Upvote:-2
The strategic use of defoliants arose before the Cold War. From the Agent Orange Wikipedia entry, that mind set seems to have sustained for a few decades before a treaty was signed in the mid 1970's.
Several herbicides were discovered as part of efforts by the US and
the British to develop herbicidal weapons for use during WWII.
1 {snip} In 1943, the U.S. Department of the Army
contracted the University of Chicago to study the effects of 2,4-D
and 2,4,5-T on cereal grains (including rice) and broadleaf crops.
From these studies arose the concept of using aerial applications of
herbicides to destroy enemy crops to disrupt their food supply.
Over a thousand chemical tests were run for the next few years in the US. The idea of destroying crops didn't die with the end of WW II.
Given the development and use demonstrated by at least one side, it is reasonable to conclude that such a strategy was on the table for the first few decades of the Cold War. While I don't have a source for the USSR side, the development of nuclear, chem, and bio weapons, and plans to use them on both sides suggests that both sides left the options open to use them, and had plans in case they chose to. (Defoliants/herbicides are a sub set of bio warfare). The Soviet biological warfare program dates to the 1920's, and there was a herbicidal component to that program as well as the disease spreading program.
it is interesting to note that President Ngo Dinh Diem of South Vietnam (in 1961) asked the United States to conduct aerial herbicide spraying in his country. In August of that year, the South Vietnamese Air Force conducted herbicide operations with American help. {After a significant policy debate} ... in November 1961, President Kennedy authorized Operation Ranch Hand, U.S. Air Force's herbicide program in Vietnam. (Same source as above; paraphrased).
It is chilling to consider the various means that were researched and considered usable against one another by the powers in the Cold War.
While I don't have an 'end date' that mind set saw considerable political push back in the 1970's. ("lessons learned" from Viet Nam, so to speak).

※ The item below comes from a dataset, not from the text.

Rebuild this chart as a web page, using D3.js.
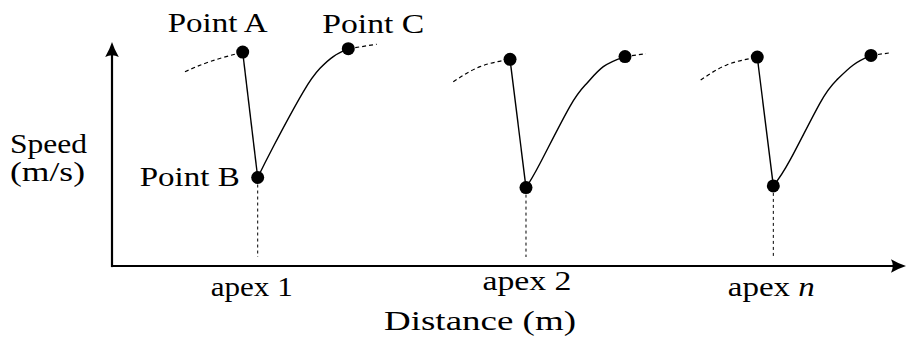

The Environmental Modification Convention, was opened for signature and ratification on May 18, 1977, and entered into force in October 5, 1978. The convention prohibits the military or other hostile use of environmental modification techniques having widespread, long-lasting or severe effects. Many states do not regard this as a complete ban on the use of herbicides and defoliants in warfare but it does require case-by-case consideration.
So were herbicides still on the table up until the wall came down? Nothing to confirm or deny so far, but likely those plans got shelved during the period of summits and armaments reduction talks of the 1980's. (Will try to find a confirmation and edit if I do).
1 Judith Perera; Andy Thomas (Apr 18, 1985). "This horrible natural experiment". New Scientist, April 18, 1985: 34–36.
Upvote:2
Arguably yes, but one doesn't have to look for exotic biological weapons when ordinary nuclear weapons could be used. The whole logic behind "counter value" targeting was to have a second-strike that could survive the initial onslaught (dispersed bombers and submarines) and strike back at civilian targets (since hitting back at military targets might not be as helpful, especially since some of the enemy's fixed nuclear targets - airbases, sub pens, and missile silos, would be empty at that point.)
A recently-declassified list of US Cold War nuclear targets suggests that "agricultural centers" were on the list. Presumably the same would have been true of Soviet nuclear targeting as well.